Living with shortages
K S S Pillai
We, like people all over the world, are not strangers to shortages. Luckily, we are in a far better position than our ancestors, thanks to the efforts of successive governments since independence.
When I started my career in a government college in the 1960s, there was a shortage of even paper clips. The stationery clerk gave me five clips, though I had asked for a packet, and cautioned me I wouldn’t be getting another supply for a long time. The office even reused postal covers by writing the address on a piece of paper and pasting it over the earlier one.
Once we had a simple, dhoti-clad man as our prime minister. He skipped one meal every day when food was in short supply and asked others to follow suit. The number of guests at weddings and other social functions was also legally restricted to save food.
Shortage of water is common in many parts of the country even now. Women and children in remote areas trudge kilometres to fetch water. I remember the days when the pressure of tap water was so low that it took a long time to fill a bucket. Luckily, we were staying close to the residence of the district collector. A tanker of water used to go to his residence every morning. The driver was kind enough to allow us to fill our buckets. The movies of the period showed long queues of men and women in front of water taps every morning and the hero helping the heroine by giving his bucket of water to her and even carrying it to her home.

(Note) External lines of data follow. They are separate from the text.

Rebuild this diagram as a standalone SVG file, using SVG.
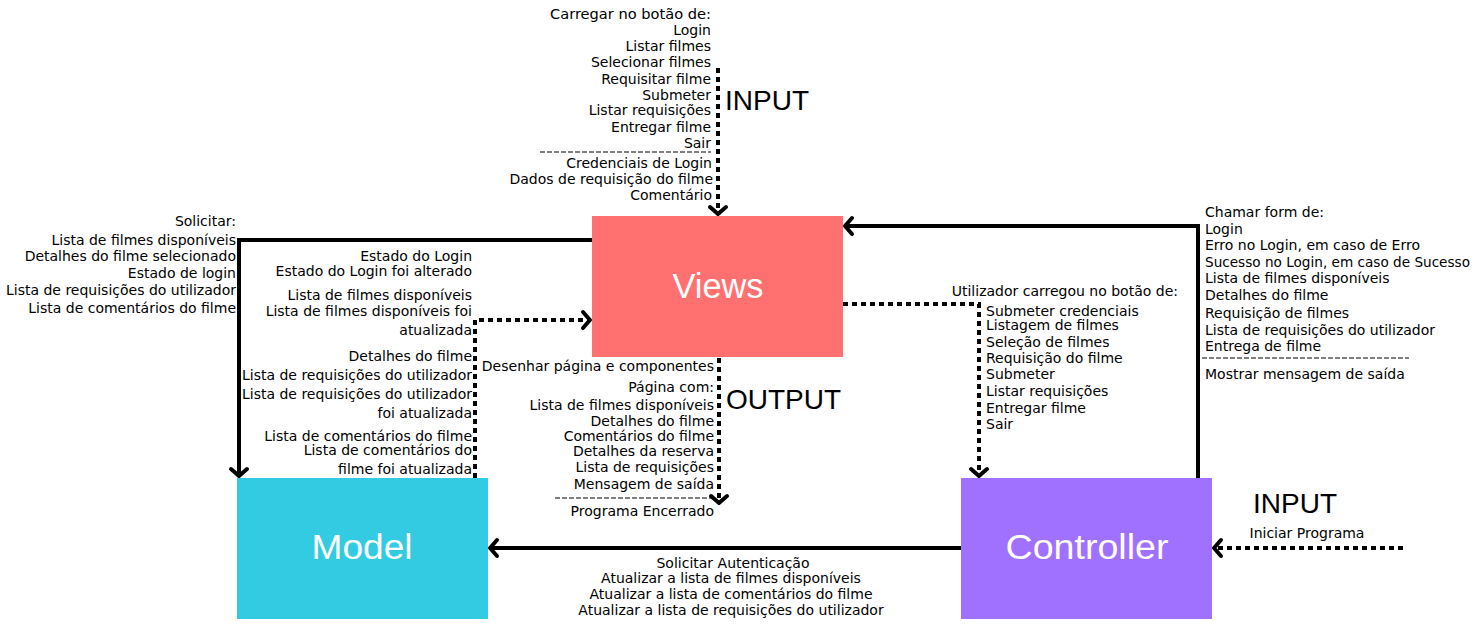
<svg xmlns="http://www.w3.org/2000/svg" width="1478" height="636" viewBox="0 0 1478 636">
<style>
text{font-family:"DejaVu Sans","Liberation Sans",sans-serif;font-size:14px;fill:#000}
.r{text-anchor:end}
.m{text-anchor:middle}
.big{font-family:"Liberation Sans","DejaVu Sans",sans-serif;font-size:35px;fill:#fff;text-anchor:middle}
.io{font-family:"Liberation Sans","DejaVu Sans",sans-serif;font-size:28px}
.solid{fill:none;stroke:#000;stroke-width:4}
.dot{fill:none;stroke:#000;stroke-width:4;stroke-dasharray:5 4}
.sep{stroke:#000;stroke-width:1;stroke-dasharray:5 2}
</style>
<defs>
<marker id="arr" markerUnits="userSpaceOnUse" viewBox="-12 -12 24 24" markerWidth="24" markerHeight="24" refX="0" refY="0" orient="auto" overflow="visible">
<path d="M-8,-8 L-1,0 L-8,8" fill="none" stroke="#000" stroke-width="4" stroke-linecap="round" stroke-linejoin="round"/>
</marker>
</defs>
<rect width="1478" height="636" fill="#fff"/>

<g id="connectors">
<path class="solid" d="M592,240 H239 V477" marker-end="url(#arr)"/>
<path class="dot" d="M475,478 V320 H591" marker-end="url(#arr)"/>
<path class="dot" d="M718,68 V215" marker-end="url(#arr)"/>
<path class="dot" d="M719,358 V504" marker-end="url(#arr)"/>
<path class="dot" d="M843,304 H979 V477" marker-end="url(#arr)"/>
<path class="solid" d="M1198,478 V226 H844" marker-end="url(#arr)"/>
<path class="solid" d="M961,548 H489" marker-end="url(#arr)"/>
<path class="dot" d="M1403,548 H1213" marker-end="url(#arr)"/>
</g>

<g id="views">
<rect x="592" y="216" width="251" height="141" fill="#ff7070"/>
<text class="big" x="718" y="298" textLength="91" lengthAdjust="spacingAndGlyphs">Views</text>
</g>
<g id="model">
<rect x="237" y="478" width="251" height="141" fill="#33cbe2"/>
<text class="big" x="362" y="559" textLength="101" lengthAdjust="spacingAndGlyphs">Model</text>
</g>
<g id="controller">
<rect x="961" y="478" width="251" height="141" fill="#a070ff"/>
<text class="big" x="1087" y="559" textLength="163" lengthAdjust="spacingAndGlyphs">Controller</text>
</g>

<g id="label-input-top">
<text class="r" x="711" y="19" textLength="161" lengthAdjust="spacingAndGlyphs">Carregar no botão de:</text>
<text class="r" x="711" y="35">Login</text>
<text class="r" x="711" y="51">Listar filmes</text>
<text class="r" x="711" y="67">Selecionar filmes</text>
<text class="r" x="711" y="84">Requisitar filme</text>
<text class="r" x="711" y="100">Submeter</text>
<text class="r" x="711" y="115">Listar requisições</text>
<text class="r" x="711" y="132">Entregar filme</text>
<text class="r" x="711" y="148">Sair</text>
<line class="sep" x1="540" y1="152" x2="711" y2="152"/>
<text class="r" x="712" y="168">Credenciais de Login</text>
<text class="r" x="713" y="184">Dados de requisição do filme</text>
<text class="r" x="712" y="200">Comentário</text>
<text class="io" x="725" y="110">INPUT</text>
</g>

<g id="label-solicitar">
<text class="r" x="236" y="226">Solicitar:</text>
<text class="r" x="236" y="245">Lista de filmes disponíveis</text>
<text class="r" x="236" y="261">Detalhes do filme selecionado</text>
<text class="r" x="236" y="278">Estado de login</text>
<text class="r" x="236" y="295">Lista de requisições do utilizador</text>
<text class="r" x="236" y="313">Lista de comentários do filme</text>
</g>

<g id="label-model-views">
<text class="r" x="472" y="261">Estado do Login</text>
<text class="r" x="472" y="276">Estado do Login foi alterado</text>
<text class="r" x="472" y="300">Lista de filmes disponíveis</text>
<text class="r" x="472" y="316">Lista de filmes disponíveis foi</text>
<text class="r" x="472" y="335">atualizada</text>
<text class="r" x="472" y="361">Detalhes do filme</text>
<text class="r" x="472" y="380">Lista de requisições do utilizador</text>
<text class="r" x="472" y="399">Lista de requisições do utilizador</text>
<text class="r" x="472" y="418">foi atualizada</text>
<text class="r" x="472" y="441">Lista de comentários do filme</text>
<text class="r" x="472" y="455">Lista de comentários do</text>
<text class="r" x="472" y="474">filme foi atualizada</text>
</g>

<g id="label-output">
<text class="r" x="714" y="371">Desenhar página e componentes</text>
<text class="r" x="714" y="392">Página com:</text>
<text class="r" x="714" y="410">Lista de filmes disponíveis</text>
<text class="r" x="714" y="426">Detalhes do filme</text>
<text class="r" x="714" y="441">Comentários do filme</text>
<text class="r" x="714" y="456">Detalhes da reserva</text>
<text class="r" x="714" y="472">Lista de requisições</text>
<text class="r" x="714" y="489">Mensagem de saída</text>
<line class="sep" x1="555" y1="498" x2="712" y2="498"/>
<text class="r" x="714" y="516">Programa Encerrado</text>
<text class="io" x="726" y="409">OUTPUT</text>
</g>

<g id="label-views-controller">
<text class="r" x="1178" y="296">Utilizador carregou no botão de:</text>
<text x="986" y="316">Submeter credenciais</text>
<text x="986" y="330">Listagem de filmes</text>
<text x="986" y="347">Seleção de filmes</text>
<text x="986" y="363">Requisição do filme</text>
<text x="986" y="379">Submeter</text>
<text x="986" y="396">Listar requisições</text>
<text x="986" y="413">Entregar filme</text>
<text x="986" y="429">Sair</text>
</g>

<g id="label-controller-views">
<text x="1205" y="217">Chamar form de:</text>
<text x="1205" y="234">Login</text>
<text x="1205" y="250">Erro no Login, em caso de Erro</text>
<text x="1205" y="267" textLength="265" lengthAdjust="spacingAndGlyphs">Sucesso no Login, em caso de Sucesso</text>
<text x="1205" y="283">Lista de filmes disponíveis</text>
<text x="1205" y="300">Detalhes do filme</text>
<text x="1205" y="318">Requisição de filmes</text>
<text x="1205" y="335">Lista de requisições do utilizador</text>
<text x="1205" y="351">Entrega de filme</text>
<line class="sep" x1="1202" y1="358" x2="1409" y2="358"/>
<text x="1205" y="379">Mostrar mensagem de saída</text>
</g>

<g id="label-input-right">
<text class="io" x="1253" y="513">INPUT</text>
<text class="m" x="1307" y="538">Iniciar Programa</text>
</g>

<g id="label-controller-model">
<text class="m" x="733" y="568">Solicitar Autenticação</text>
<text class="m" x="731" y="583">Atualizar a lista de filmes disponíveis</text>
<text class="m" x="731" y="599">Atualizar a lista de comentários do filme</text>
<text class="m" x="731" y="615">Atualizar a lista de requisições do utilizador</text>
</g>
</svg>
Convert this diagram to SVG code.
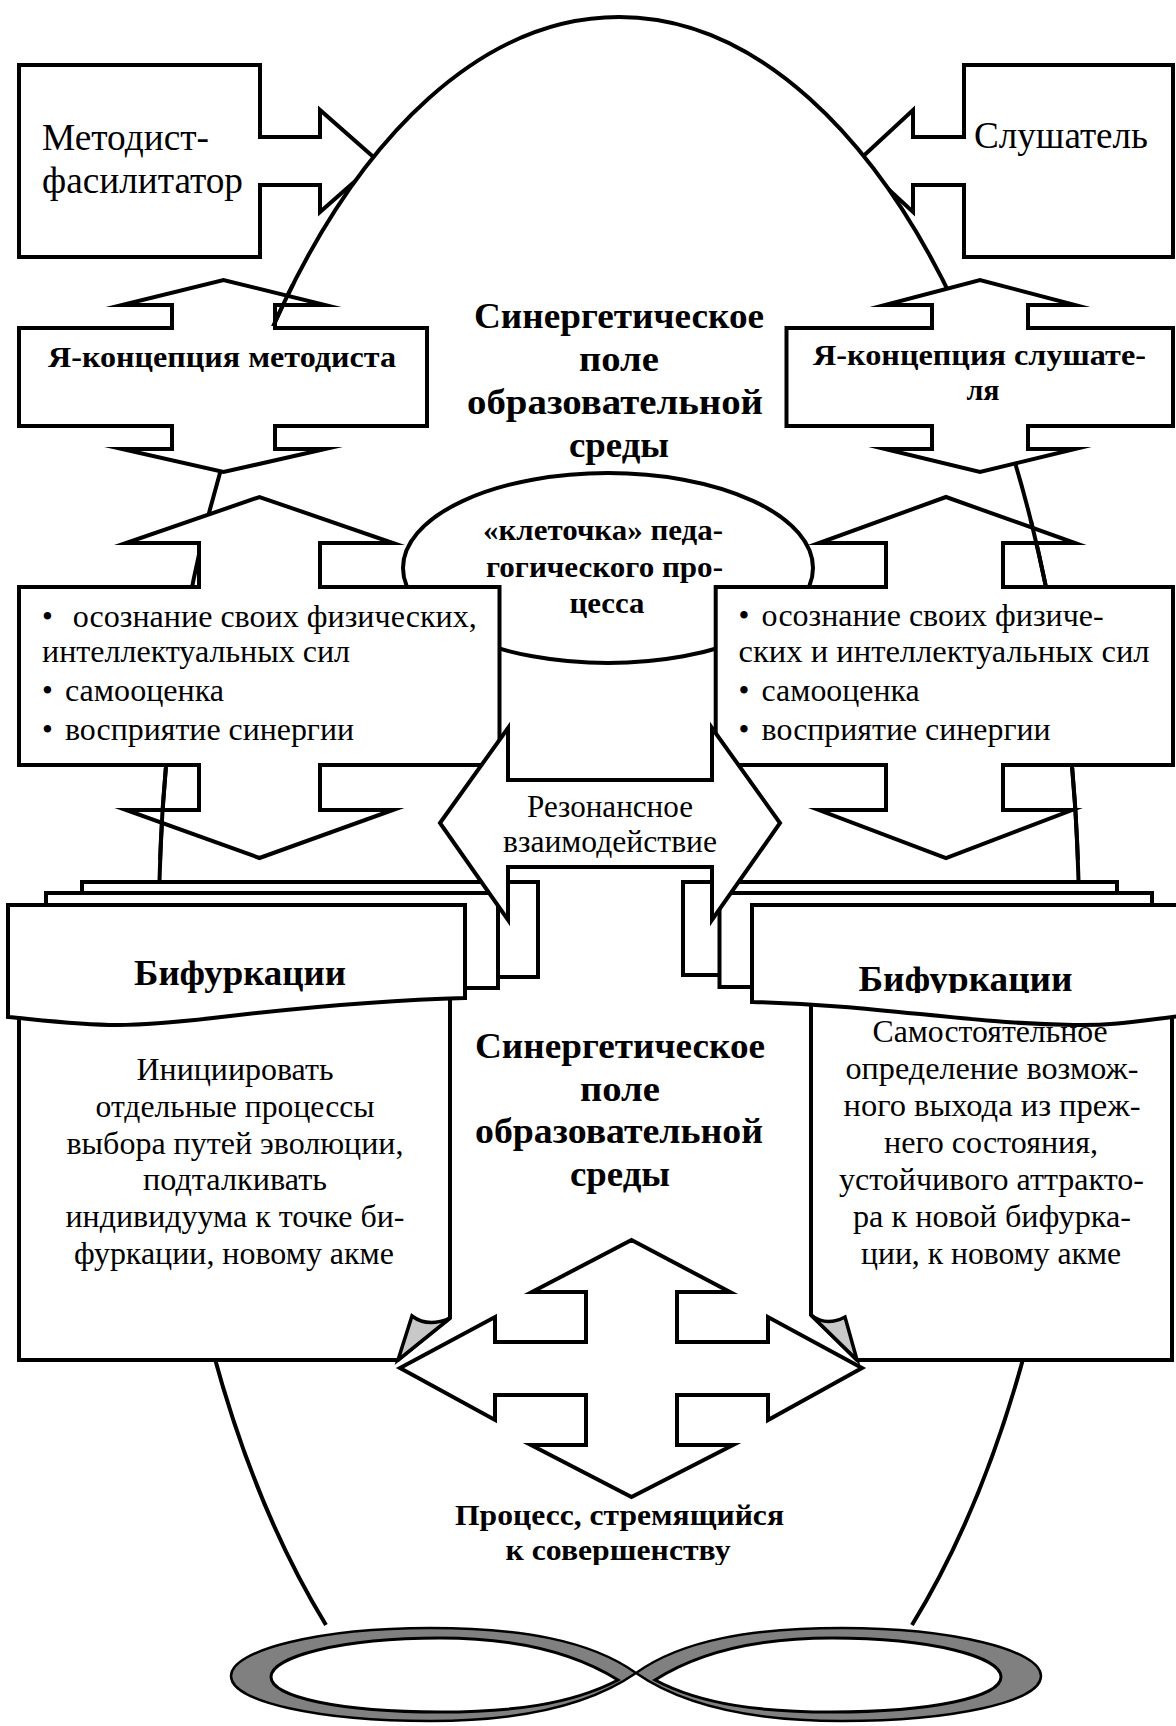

Other commodities also used to be in short supply at regular intervals. Shopkeepers had to display their stock of essential items prominently on a blackboard. Whenever fresh stocks arrived, there would be long lines of people in front of shops to get a limited quantity of commodities like sugar, rice, and cooking oil.
Since baby food was thought to be essential for the healthy growth of babies, even the poor would stand in a queue when the item arrived in medical stores. Among the rationed items was cement, bringing the construction work to a grinding halt. Those in urgent need could always find shortcuts by greasing palms. Naturally, building a house was very expensive those days. Shortages bred black marketing aided by corrupt officials who stood looking the other way.
That used to be the case for reserved tickets in trains. As important stations were given a quota of berths for long-distance trains, people used to sleep in front of booking windows overnight. Regular blackouts due to shortage of electricity, ban on electric displays, and other restrictions must be fresh in the memory of many.
Getting a gas or telephone connection or owning a scooter was a distant dream for the ordinary folk. Even petrol pumps that got erratic supplies used to witness long queues. An offshoot of coin shortage was the beggar dictating terms to the needy shopkeeper every evening. He used to exchange his collection of coins with currency notes at a premium.
A friend of mine in Kerala was recently at the receiving end of the shortage of carpenters. Most of them had gone to the Gulf countries for better prospects. My friend’s wooden cupboard needed some repairs. There were only a couple of carpenters in his area, and he contacted one of them. The guy came promptly, a deal was finalized, did some repair on the spot, pocketed the agreed amount, and left after promising to come the next day. There was no sign of him for the next several days, and it took more than a month of his irregular visits to complete the repair.
One shortage still prevalent seems to be government jobs. Though people would not send their children to government schools or go to a government hospital for treatment, they are after government jobs that guarantee security and several other benefits.